◆ Exercise instructions: In the entries below, find the line containing "Emit a Python" and the line containing "0.7, 0.8, 0.9]". Copy those two lines and everything between them exactly, without the pictures.

◆ Code that draws figures:

----

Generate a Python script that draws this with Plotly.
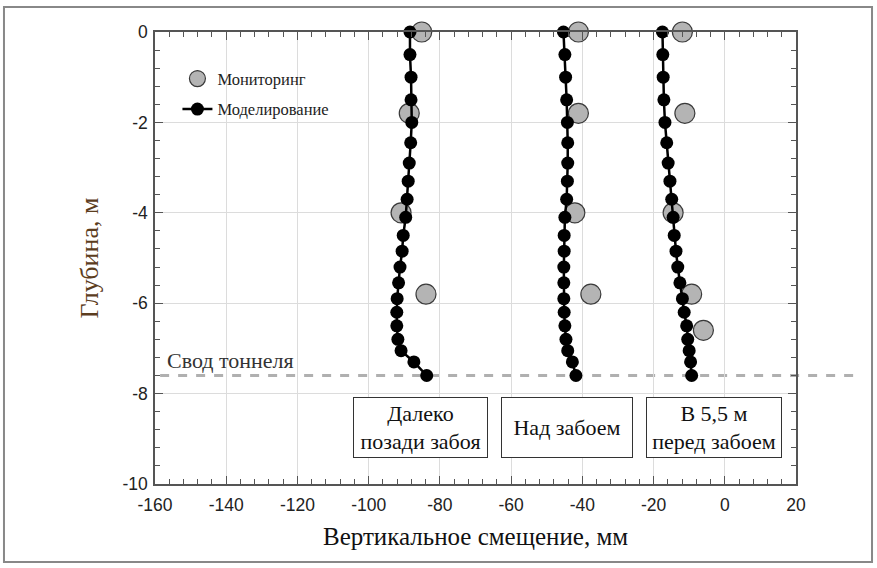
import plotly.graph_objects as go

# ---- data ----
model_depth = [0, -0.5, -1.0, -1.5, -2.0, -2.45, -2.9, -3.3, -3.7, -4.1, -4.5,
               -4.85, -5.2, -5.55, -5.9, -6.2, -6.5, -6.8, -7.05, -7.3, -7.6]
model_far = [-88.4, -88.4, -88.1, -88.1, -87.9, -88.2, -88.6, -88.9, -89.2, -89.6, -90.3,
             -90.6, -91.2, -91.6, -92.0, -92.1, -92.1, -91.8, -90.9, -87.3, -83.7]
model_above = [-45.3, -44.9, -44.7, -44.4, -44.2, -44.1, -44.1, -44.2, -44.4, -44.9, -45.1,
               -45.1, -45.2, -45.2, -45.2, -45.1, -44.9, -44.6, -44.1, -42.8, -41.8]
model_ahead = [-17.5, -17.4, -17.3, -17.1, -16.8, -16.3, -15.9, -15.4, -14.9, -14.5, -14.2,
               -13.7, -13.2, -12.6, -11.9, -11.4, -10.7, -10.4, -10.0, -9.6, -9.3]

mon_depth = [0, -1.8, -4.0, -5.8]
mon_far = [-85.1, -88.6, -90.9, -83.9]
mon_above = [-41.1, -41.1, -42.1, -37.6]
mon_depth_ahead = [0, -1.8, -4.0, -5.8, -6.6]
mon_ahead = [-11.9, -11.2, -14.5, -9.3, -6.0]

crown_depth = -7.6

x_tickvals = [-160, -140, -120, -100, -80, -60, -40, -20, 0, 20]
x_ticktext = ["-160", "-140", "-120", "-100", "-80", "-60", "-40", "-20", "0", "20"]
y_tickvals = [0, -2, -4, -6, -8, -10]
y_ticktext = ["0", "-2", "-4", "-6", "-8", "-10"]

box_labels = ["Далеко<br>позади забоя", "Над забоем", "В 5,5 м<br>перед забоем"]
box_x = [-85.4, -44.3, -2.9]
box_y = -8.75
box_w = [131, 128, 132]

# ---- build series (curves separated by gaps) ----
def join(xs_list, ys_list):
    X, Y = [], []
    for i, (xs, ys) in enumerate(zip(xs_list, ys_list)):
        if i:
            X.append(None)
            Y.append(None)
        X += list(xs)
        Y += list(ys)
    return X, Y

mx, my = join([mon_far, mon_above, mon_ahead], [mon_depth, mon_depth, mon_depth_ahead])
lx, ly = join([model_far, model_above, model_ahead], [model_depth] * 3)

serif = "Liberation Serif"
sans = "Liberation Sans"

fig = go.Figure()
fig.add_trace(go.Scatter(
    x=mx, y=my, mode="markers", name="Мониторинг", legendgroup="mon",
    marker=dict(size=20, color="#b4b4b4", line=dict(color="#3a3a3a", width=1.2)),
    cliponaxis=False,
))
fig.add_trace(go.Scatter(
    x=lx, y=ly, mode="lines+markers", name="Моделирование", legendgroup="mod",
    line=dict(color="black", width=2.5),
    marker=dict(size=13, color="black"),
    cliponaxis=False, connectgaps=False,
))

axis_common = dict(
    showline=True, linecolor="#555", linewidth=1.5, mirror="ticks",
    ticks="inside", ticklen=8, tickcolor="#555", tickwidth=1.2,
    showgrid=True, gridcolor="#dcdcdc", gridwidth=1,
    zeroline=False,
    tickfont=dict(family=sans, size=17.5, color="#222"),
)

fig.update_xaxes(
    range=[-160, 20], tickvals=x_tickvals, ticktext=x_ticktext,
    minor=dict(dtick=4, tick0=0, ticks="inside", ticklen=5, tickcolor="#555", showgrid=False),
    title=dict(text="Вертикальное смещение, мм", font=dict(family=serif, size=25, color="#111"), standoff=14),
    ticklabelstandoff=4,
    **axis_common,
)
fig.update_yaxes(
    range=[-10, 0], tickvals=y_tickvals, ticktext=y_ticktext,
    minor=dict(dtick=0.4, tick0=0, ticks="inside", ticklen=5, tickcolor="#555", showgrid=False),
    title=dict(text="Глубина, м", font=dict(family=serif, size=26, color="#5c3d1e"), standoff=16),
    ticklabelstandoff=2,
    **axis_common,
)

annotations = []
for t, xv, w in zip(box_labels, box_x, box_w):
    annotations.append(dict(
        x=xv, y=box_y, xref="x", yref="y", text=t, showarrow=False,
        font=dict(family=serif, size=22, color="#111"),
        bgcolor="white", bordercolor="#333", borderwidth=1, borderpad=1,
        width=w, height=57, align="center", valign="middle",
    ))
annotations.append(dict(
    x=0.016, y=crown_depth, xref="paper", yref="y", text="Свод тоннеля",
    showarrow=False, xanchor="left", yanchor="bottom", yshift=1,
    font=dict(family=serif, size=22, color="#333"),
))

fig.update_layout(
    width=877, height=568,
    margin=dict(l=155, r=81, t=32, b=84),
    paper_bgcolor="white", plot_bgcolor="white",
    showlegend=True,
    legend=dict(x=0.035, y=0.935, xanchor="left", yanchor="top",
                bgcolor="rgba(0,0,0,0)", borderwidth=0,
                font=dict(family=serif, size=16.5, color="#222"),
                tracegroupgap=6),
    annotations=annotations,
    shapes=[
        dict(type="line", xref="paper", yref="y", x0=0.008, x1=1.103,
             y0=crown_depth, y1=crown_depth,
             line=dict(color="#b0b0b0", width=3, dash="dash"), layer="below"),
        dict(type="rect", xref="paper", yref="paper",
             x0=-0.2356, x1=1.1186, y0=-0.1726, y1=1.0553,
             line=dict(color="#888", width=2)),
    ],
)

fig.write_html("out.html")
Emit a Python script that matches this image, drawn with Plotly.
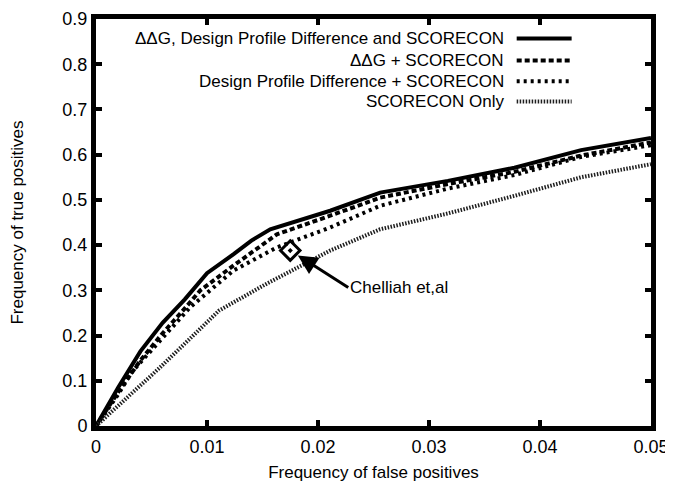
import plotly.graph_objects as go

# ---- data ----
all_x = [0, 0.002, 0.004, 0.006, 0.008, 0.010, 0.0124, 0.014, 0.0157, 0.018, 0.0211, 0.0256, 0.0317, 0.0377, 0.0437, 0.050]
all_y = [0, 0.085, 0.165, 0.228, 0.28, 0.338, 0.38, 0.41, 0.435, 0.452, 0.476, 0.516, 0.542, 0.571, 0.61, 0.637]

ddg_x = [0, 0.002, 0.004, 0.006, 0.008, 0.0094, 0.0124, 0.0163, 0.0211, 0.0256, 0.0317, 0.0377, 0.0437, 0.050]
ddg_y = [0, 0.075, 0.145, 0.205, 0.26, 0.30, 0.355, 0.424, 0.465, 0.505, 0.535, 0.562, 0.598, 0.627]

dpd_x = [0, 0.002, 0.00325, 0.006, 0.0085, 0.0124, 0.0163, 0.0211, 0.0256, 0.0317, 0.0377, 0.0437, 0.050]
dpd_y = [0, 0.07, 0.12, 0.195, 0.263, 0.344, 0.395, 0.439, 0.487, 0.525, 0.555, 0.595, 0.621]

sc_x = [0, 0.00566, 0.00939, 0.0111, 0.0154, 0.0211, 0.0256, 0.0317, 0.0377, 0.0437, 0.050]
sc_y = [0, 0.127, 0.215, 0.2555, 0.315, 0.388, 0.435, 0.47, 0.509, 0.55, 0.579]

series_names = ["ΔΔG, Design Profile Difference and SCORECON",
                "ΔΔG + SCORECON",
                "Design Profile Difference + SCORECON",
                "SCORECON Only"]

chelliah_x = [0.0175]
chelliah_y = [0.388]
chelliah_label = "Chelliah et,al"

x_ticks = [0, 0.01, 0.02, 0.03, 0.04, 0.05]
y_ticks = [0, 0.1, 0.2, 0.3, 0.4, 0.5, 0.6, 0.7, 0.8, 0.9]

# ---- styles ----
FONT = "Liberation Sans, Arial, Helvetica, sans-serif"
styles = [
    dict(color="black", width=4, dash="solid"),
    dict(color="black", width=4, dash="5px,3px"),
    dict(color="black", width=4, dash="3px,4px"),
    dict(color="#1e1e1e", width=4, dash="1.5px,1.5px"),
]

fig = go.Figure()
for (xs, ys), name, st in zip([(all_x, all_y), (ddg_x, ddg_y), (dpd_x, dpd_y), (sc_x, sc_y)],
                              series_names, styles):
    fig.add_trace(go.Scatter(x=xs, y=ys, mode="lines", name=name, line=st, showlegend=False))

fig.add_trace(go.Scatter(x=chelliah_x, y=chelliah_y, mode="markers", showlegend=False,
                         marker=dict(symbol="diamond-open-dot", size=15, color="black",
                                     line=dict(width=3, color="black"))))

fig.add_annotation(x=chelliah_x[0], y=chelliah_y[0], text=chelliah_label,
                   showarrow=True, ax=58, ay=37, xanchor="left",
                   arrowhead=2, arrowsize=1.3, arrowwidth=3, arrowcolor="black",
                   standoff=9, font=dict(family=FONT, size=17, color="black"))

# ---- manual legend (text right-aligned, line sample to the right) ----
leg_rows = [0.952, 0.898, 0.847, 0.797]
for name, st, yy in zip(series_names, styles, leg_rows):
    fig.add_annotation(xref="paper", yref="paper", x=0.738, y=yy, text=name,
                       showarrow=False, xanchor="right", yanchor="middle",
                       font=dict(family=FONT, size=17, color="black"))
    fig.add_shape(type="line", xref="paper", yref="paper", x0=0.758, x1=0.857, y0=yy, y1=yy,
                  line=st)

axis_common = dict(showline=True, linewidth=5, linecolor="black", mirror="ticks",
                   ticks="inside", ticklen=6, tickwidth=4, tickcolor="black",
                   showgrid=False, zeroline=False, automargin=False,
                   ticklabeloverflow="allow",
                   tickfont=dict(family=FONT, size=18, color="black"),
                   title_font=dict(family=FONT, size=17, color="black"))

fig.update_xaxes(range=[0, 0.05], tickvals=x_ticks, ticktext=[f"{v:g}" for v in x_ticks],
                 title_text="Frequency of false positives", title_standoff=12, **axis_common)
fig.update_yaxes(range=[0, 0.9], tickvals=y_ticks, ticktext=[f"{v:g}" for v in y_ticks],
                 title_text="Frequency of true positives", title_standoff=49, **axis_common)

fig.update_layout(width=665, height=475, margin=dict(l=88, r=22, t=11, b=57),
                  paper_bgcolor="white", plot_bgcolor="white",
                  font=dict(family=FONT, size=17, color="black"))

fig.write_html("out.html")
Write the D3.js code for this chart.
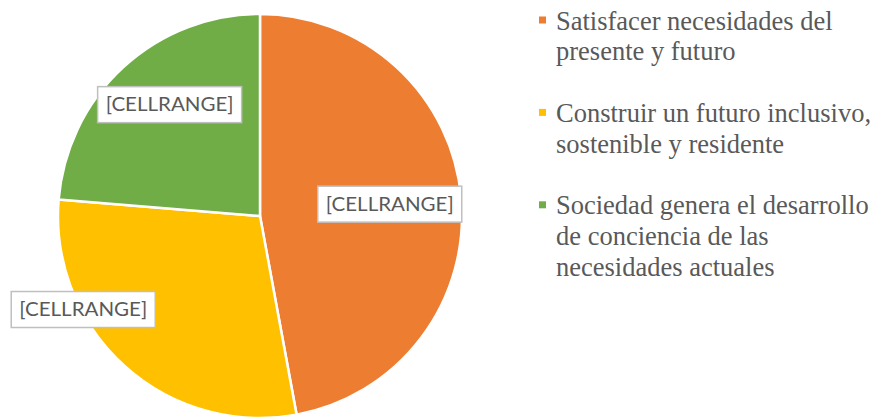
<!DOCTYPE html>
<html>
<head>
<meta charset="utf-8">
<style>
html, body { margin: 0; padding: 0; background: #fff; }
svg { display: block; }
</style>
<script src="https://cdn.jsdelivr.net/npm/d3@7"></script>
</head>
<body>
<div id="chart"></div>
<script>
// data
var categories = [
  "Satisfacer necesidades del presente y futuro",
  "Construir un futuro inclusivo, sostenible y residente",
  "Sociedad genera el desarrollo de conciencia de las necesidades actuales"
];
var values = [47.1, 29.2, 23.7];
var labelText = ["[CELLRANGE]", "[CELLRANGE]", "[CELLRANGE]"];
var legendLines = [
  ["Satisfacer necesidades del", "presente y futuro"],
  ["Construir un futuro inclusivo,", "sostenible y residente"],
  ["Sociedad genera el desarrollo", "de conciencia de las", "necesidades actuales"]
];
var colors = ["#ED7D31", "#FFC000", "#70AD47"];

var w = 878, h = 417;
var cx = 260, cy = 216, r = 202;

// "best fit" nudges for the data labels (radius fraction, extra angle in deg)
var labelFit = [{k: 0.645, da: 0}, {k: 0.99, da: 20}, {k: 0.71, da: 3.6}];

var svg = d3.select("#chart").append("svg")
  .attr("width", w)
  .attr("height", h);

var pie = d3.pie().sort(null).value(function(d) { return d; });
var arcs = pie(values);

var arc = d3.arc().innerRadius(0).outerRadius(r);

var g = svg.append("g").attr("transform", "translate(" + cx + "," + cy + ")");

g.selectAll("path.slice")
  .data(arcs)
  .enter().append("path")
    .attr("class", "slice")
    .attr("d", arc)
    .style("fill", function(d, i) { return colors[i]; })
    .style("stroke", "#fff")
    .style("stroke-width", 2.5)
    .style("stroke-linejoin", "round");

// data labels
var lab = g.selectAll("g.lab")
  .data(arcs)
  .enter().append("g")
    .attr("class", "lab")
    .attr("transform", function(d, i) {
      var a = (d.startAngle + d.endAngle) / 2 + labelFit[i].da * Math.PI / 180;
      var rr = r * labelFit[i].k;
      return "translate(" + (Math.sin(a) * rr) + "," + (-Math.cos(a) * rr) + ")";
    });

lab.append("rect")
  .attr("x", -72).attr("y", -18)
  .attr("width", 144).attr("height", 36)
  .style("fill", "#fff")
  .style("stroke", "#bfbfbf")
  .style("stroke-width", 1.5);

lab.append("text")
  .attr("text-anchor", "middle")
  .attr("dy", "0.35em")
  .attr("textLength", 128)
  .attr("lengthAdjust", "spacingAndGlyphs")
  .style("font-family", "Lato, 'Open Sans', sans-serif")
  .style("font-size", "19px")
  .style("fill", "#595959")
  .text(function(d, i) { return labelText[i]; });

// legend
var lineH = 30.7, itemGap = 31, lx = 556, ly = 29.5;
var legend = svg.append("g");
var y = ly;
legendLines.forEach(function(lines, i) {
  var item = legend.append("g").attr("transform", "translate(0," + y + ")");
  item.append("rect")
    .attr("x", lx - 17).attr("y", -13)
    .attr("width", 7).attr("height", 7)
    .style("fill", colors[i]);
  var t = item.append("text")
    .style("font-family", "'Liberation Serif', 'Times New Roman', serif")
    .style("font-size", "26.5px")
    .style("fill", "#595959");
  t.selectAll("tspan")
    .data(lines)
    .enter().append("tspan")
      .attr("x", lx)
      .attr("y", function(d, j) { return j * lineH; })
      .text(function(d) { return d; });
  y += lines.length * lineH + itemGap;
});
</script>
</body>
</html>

----

◆ Output below:
Emit a Python script that matches this image, drawn with Plotly.
import plotly.graph_objects as go

# ---- data ----
all_x = [0, 0.002, 0.004, 0.006, 0.008, 0.010, 0.0124, 0.014, 0.0157, 0.018, 0.0211, 0.0256, 0.0317, 0.0377, 0.0437, 0.050]
all_y = [0, 0.085, 0.165, 0.228, 0.28, 0.338, 0.38, 0.41, 0.435, 0.452, 0.476, 0.516, 0.542, 0.571, 0.61, 0.637]

ddg_x = [0, 0.002, 0.004, 0.006, 0.008, 0.0094, 0.0124, 0.0163, 0.0211, 0.0256, 0.0317, 0.0377, 0.0437, 0.050]
ddg_y = [0, 0.075, 0.145, 0.205, 0.26, 0.30, 0.355, 0.424, 0.465, 0.505, 0.535, 0.562, 0.598, 0.627]

dpd_x = [0, 0.002, 0.00325, 0.006, 0.0085, 0.0124, 0.0163, 0.0211, 0.0256, 0.0317, 0.0377, 0.0437, 0.050]
dpd_y = [0, 0.07, 0.12, 0.195, 0.263, 0.344, 0.395, 0.439, 0.487, 0.525, 0.555, 0.595, 0.621]

sc_x = [0, 0.00566, 0.00939, 0.0111, 0.0154, 0.0211, 0.0256, 0.0317, 0.0377, 0.0437, 0.050]
sc_y = [0, 0.127, 0.215, 0.2555, 0.315, 0.388, 0.435, 0.47, 0.509, 0.55, 0.579]

series_names = ["ΔΔG, Design Profile Difference and SCORECON",
                "ΔΔG + SCORECON",
                "Design Profile Difference + SCORECON",
                "SCORECON Only"]

chelliah_x = [0.0175]
chelliah_y = [0.388]
chelliah_label = "Chelliah et,al"

x_ticks = [0, 0.01, 0.02, 0.03, 0.04, 0.05]
y_ticks = [0, 0.1, 0.2, 0.3, 0.4, 0.5, 0.6, 0.7, 0.8, 0.9]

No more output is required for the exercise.